298. 急性後天性内斜視患者における視覚皮質の機能障害
Deficits of Visual Cortex Function in Acute Acquired Concomitant Esotropia Patients
Hu Y, Wang S, Wu L, Xi S, Wen W, Zhao C. Invest Ophthalmol Vis Sci. 2023 Oct 3;64(13):46. doi: 10.1167/iovs.64.13.46. PMID: 37902746.
目的:本研究の目的は、安静時fMRI(resting-state functional magnetic resonance imaging:rs-fMRI)を用いて、後天性内斜視(acquired concomitant esotropia:AACE)患者の皮質欠損を探索すること。
方法:25名のAACE患者と25名のマッチさせた対照群からrs-fMRI信号を収集した。反復測定分散分析(repeated-measures analysis of variance:RM-ANOVA)検定と2標本t検定を用いて低周波ゆらぎ(amplitudes of low-frequency fluctuation:ALFF)信号の振幅の統計的差異を調べ、相関分析を行って信号変化と臨床的特徴との関係を検証した。

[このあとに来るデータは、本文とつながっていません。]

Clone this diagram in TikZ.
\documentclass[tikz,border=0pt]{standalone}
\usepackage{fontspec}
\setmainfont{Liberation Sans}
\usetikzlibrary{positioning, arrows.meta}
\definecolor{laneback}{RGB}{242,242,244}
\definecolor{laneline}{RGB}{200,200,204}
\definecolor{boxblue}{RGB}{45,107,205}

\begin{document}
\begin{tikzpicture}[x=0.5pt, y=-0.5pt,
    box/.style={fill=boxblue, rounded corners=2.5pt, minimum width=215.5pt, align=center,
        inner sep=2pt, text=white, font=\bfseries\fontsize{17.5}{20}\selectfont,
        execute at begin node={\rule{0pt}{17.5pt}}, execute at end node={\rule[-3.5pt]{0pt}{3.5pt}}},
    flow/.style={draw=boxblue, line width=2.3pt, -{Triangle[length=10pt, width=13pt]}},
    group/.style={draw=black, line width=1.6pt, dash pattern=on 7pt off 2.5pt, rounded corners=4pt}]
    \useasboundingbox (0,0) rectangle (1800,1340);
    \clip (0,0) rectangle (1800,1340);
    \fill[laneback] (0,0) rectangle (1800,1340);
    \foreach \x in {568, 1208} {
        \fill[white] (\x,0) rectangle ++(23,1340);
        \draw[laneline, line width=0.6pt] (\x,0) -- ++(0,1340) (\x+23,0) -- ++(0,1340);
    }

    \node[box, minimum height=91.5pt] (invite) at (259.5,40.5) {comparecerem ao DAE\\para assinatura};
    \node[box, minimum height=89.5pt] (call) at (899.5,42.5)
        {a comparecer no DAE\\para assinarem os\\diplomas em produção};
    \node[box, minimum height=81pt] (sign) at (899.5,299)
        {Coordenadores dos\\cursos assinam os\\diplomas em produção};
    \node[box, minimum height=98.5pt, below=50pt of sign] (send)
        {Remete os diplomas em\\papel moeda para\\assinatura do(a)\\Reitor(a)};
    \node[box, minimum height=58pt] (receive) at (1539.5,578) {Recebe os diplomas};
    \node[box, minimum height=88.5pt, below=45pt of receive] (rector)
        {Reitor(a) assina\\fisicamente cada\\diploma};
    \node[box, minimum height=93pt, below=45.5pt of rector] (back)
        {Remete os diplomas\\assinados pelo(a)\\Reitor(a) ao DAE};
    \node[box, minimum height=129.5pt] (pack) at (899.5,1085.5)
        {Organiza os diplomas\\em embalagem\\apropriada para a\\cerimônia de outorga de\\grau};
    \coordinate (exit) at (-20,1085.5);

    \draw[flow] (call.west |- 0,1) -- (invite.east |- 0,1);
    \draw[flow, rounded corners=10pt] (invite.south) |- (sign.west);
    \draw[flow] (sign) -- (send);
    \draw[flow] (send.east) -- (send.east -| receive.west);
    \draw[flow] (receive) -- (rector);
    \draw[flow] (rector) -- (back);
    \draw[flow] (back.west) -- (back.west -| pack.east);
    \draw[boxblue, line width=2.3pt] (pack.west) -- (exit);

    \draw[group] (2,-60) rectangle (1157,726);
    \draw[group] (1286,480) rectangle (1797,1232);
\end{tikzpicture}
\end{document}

結果:AACE群では両半球でALFFが対称的に減少し(t = 0.38, P = 0.71)、両中後頭回でtのピークを示した。左下前頭回上部のALFF信号は発症年齢と負の相関を示し(r = 0.62、P = 0.0008)、右上側頭回のALFF信号は近業時間と負の相関を示した(r = 0.63、P = 0.0008)。左房状回のALFF信号は、近見偏位(r = 0.48、P = 0.01)と遠見偏位(r = 0.44、P = 0.03)の両方と正の相関があったが、右では遠見偏位のみと正の相関(r = 0.44、P = 0.03)があった。また、発症年齢と近業時間は、信号変化の独立因子であった。

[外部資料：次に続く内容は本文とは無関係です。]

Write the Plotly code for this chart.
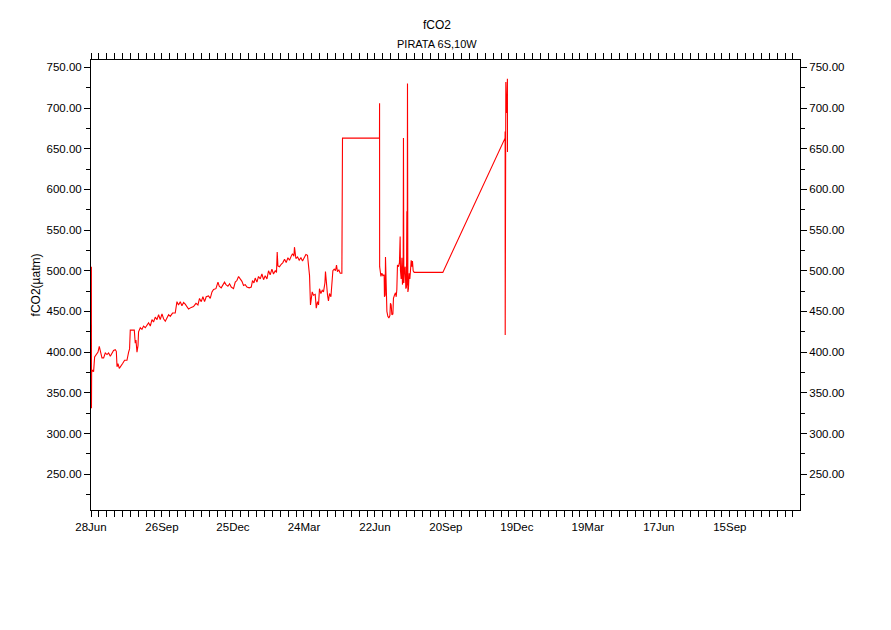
import pandas as pd
import plotly.graph_objects as go

# ---------------- data ----------------
start_date = "2007-06-28"
end_offset_days = 899

day_offsets = [
    0.5, 0.6, 0.7, 0.8, 2.0, 3.3, 4.6, 6.7, 8.9, 10.5, 12.2, 13.9, 16.0, 18.1, 20.3,
    22.3, 24.5, 26.6, 28.6, 30.8, 32.1, 33.0, 34.2, 35.9, 38.4, 40.1, 42.6, 45.6,
    47.7, 48.9, 49.8, 52.0, 54.9, 56.1, 57.0, 58.3, 59.6, 60.3, 62.5, 64.6, 66.7,
    68.8, 71.0, 73.0, 75.2, 77.3, 79.3, 81.5, 83.7, 85.7, 87.8, 90.0, 92.0, 94.2,
    96.3, 98.4, 100.5, 103.4, 106.8, 109.0, 111.0, 113.2, 115.3, 117.4, 119.5,
    121.7, 123.7, 127.1, 130.0, 133.1, 135.6, 137.6, 139.8, 141.9, 144.0, 146.1,
    149.0, 151.2, 153.4, 155.4, 158.4, 161.0, 162.6, 165.1, 166.8, 169.3, 171.1,
    173.6, 175.7, 177.8, 180.7, 182.9, 185.0, 187.1, 189.2, 191.4, 193.4, 195.6,
    197.7, 200.6, 203.2, 204.8, 206.6, 208.2, 210.4, 212.4, 214.6, 216.7, 218.8,
    220.9, 223.1, 225.1, 227.2, 229.4, 231.4, 233.6, 235.2, 236.1, 237.0, 239.0,
    241.2, 243.3, 245.4, 247.5, 249.7, 251.7, 253.9, 255.5, 257.3, 258.0, 259.8,
    261.9, 264.0, 266.2, 268.2, 270.3, 272.5, 274.5, 275.8, 277.1, 278.3, 279.2,
    280.5, 282.1, 284.3, 285.6, 287.2, 288.5, 289.7, 291.5, 293.2, 294.8, 296.6,
    297.3, 298.6, 299.9, 301.1, 302.4, 304.2, 305.4, 306.7, 308.4, 310.0, 311.3,
    312.5, 314.3, 316.0, 318.1, 318.9, 365.8, 365.9, 366.0, 366.7, 367.6, 368.8,
    370.1, 371.7, 372.1, 373.0, 373.4, 374.3, 375.2, 376.4, 377.7, 379.0, 379.7,
    380.6, 381.5, 382.8, 383.5, 384.8, 386.1, 387.0, 387.8, 388.6, 389.9, 391.1,
    392.0, 392.4, 393.3, 394.2, 394.9, 395.8, 396.2, 396.7, 397.4, 398.4, 399.2,
    400.0, 400.5, 400.9, 401.3, 401.8, 402.5, 403.4, 404.3, 405.1, 406.0, 406.8,
    407.6, 408.5, 409.8, 446.1, 525.0, 525.1, 525.2, 525.4, 525.6, 525.8, 526.0,
    526.3, 526.6, 527.0, 528.0, 528.1,
]

fco2_values = [
    505, 331, 378, 375, 378, 376, 394, 397, 400, 407, 398, 393, 393, 399, 397,
    399, 395, 398, 402, 403, 401, 382, 386, 380, 383, 386, 390, 390,
    400, 404, 427, 427, 427, 411, 415, 400, 408, 425, 430, 428, 432,
    430, 433, 436, 432, 440, 437, 443, 440, 446, 440, 447, 441, 438,
    442, 446, 444, 448, 448, 462, 458, 462, 457, 461, 459,
    455, 453, 455, 456, 460, 458, 466, 462, 468, 462, 468,
    469, 466, 474, 477, 478, 486, 481, 479, 482, 486, 483,
    481, 484, 480, 478, 486, 488, 493, 490, 487, 482, 483,
    480, 479, 480, 488, 485, 491, 486, 493, 490, 496, 489,
    494, 490, 500, 495, 502, 496, 500, 498, 523, 506, 505,
    508, 510, 514, 510, 516, 513, 518, 521, 518, 529, 515,
    517, 513, 516, 512, 517, 520, 519, 505, 494, 458, 465,
    474, 470, 471, 454, 462, 458, 478, 472, 476, 474, 485,
    499, 480, 470, 463, 472, 468, 491, 500, 502, 500, 507,
    499, 501, 497, 497, 663, 663, 706, 505, 500, 493, 497,
    494, 495, 468, 470, 517, 456, 450, 444, 442, 445, 460,
    458, 446, 447, 466, 470, 473, 468, 477, 507, 505, 510,
    542, 500, 490, 516, 483, 490, 663, 485, 500, 505, 478,
    480, 573, 482, 730, 474, 478, 497, 490, 500, 513, 505,
    512, 500, 498, 498, 663, 671, 421, 700, 728, 705, 732,
    700, 715, 694, 736, 646,
]

y_range = [206, 759]
y_major_step = 50
y_minor_step = 25
x_major_days = 90
x_minor_days = 10

title_text = "fCO2"
subtitle_text = "PIRATA 6S,10W"
y_title_text = "fCO2(\u00b5atm)"

# ---------------- figure ----------------
start = pd.Timestamp(start_date)
dates = start + pd.to_timedelta(day_offsets, unit="D")
x_end = start + pd.Timedelta(days=end_offset_days)
DAY_MS = 86400000

FONT = "Liberation Sans, Arial, sans-serif"

fig = go.Figure()
fig.add_trace(go.Scatter(
    x=dates, y=fco2_values, mode="lines",
    line=dict(color="#ff0000", width=1.1),
    showlegend=False, hoverinfo="x+y",
))
# dummy trace so the right-hand axis is drawn
fig.add_trace(go.Scatter(
    x=[start], y=[None], yaxis="y2", mode="lines",
    showlegend=False, hoverinfo="skip",
))

fig.update_layout(
    width=891, height=630,
    margin=dict(l=83, r=99, t=52, b=128, autoexpand=False),
    paper_bgcolor="white", plot_bgcolor="white",
    font=dict(family=FONT, size=11.5, color="black"),
    xaxis=dict(
        type="date",
        range=[start, x_end],
        tick0=start_date, dtick=x_major_days * DAY_MS,
        tickformat="%d%b",
        ticks="outside", ticklen=6, tickwidth=1, tickcolor="black",
        showline=True, linecolor="black", linewidth=1,
        mirror="allticks",
        showgrid=False, zeroline=False,
        minor=dict(tick0=start_date, dtick=x_minor_days * DAY_MS,
                   ticks="outside", ticklen=3, tickcolor="black", showgrid=False),
        tickfont=dict(family=FONT, size=11.5),
    ),
    yaxis=dict(
        range=y_range,
        tick0=0, dtick=y_major_step,
        tickformat=".2f",
        ticks="outside", ticklen=6, tickwidth=1, tickcolor="black",
        showline=True, linecolor="black", linewidth=1,
        mirror=True, layer="below traces",
        showgrid=False, zeroline=False,
        minor=dict(tick0=0, dtick=y_minor_step, ticks="outside", ticklen=4,
                   tickcolor="black", showgrid=False),
        tickfont=dict(family=FONT, size=11.5),
    ),
    yaxis2=dict(
        range=y_range, overlaying="y", side="right",
        tick0=0, dtick=y_major_step,
        tickformat=".2f",
        ticks="outside", ticklen=6, tickwidth=1, tickcolor="black",
        showline=True, linecolor="black", linewidth=1,
        layer="below traces",
        showgrid=False, zeroline=False,
        minor=dict(tick0=0, dtick=y_minor_step, ticks="outside", ticklen=4,
                   tickcolor="black", showgrid=False),
        tickfont=dict(family=FONT, size=11.5),
    ),
    annotations=[
        dict(text=title_text, xref="paper", yref="paper", x=0.488, y=1.0,
             yshift=35, showarrow=False, xanchor="center", yanchor="middle",
             font=dict(family=FONT, size=12)),
        dict(text=subtitle_text, xref="paper", yref="paper", x=0.488, y=1.0,
             yshift=16, showarrow=False, xanchor="center", yanchor="middle",
             font=dict(family=FONT, size=11)),
        dict(text=y_title_text, xref="paper", yref="paper", x=-0.077, y=0.5,
             textangle=-90, showarrow=False, xanchor="center", yanchor="middle",
             font=dict(family=FONT, size=12)),
    ],
)

fig.write_html("out.html")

結論:rs-fMRIのALFF信号を用いて、AACE患者における一次視覚野と背側経路の機能障害を発見した。楔状回に機能的変化がみられ、偏位量が大きいほど変化レベルが高かった。これらの所見は、AACEと視覚中枢との関連を明らかにし、AACEの治療についてより多くの手がかりを与えてくれる。
※コメント
discussion抜粋-
rs-fMRIは、安静時の脳の本質的な機能構造をマッピングする上で重要な役割を果たすため、AACE患者の安静時の機能的差異を健常対照群と比較して明らかにし、AACE患者の特定の皮質領域における機能異常の存在を示唆する。しかし、その限界から、これらの機能異常とAACE患者における視覚障害、特に両眼視機能障害との関係を解明するには至っていない。
何かしらの異常がAACE患者にあるということですが、異常がある人がAACEとなり得るのか、AACEの状態になった故に異常が出てきたのかというところは気になります。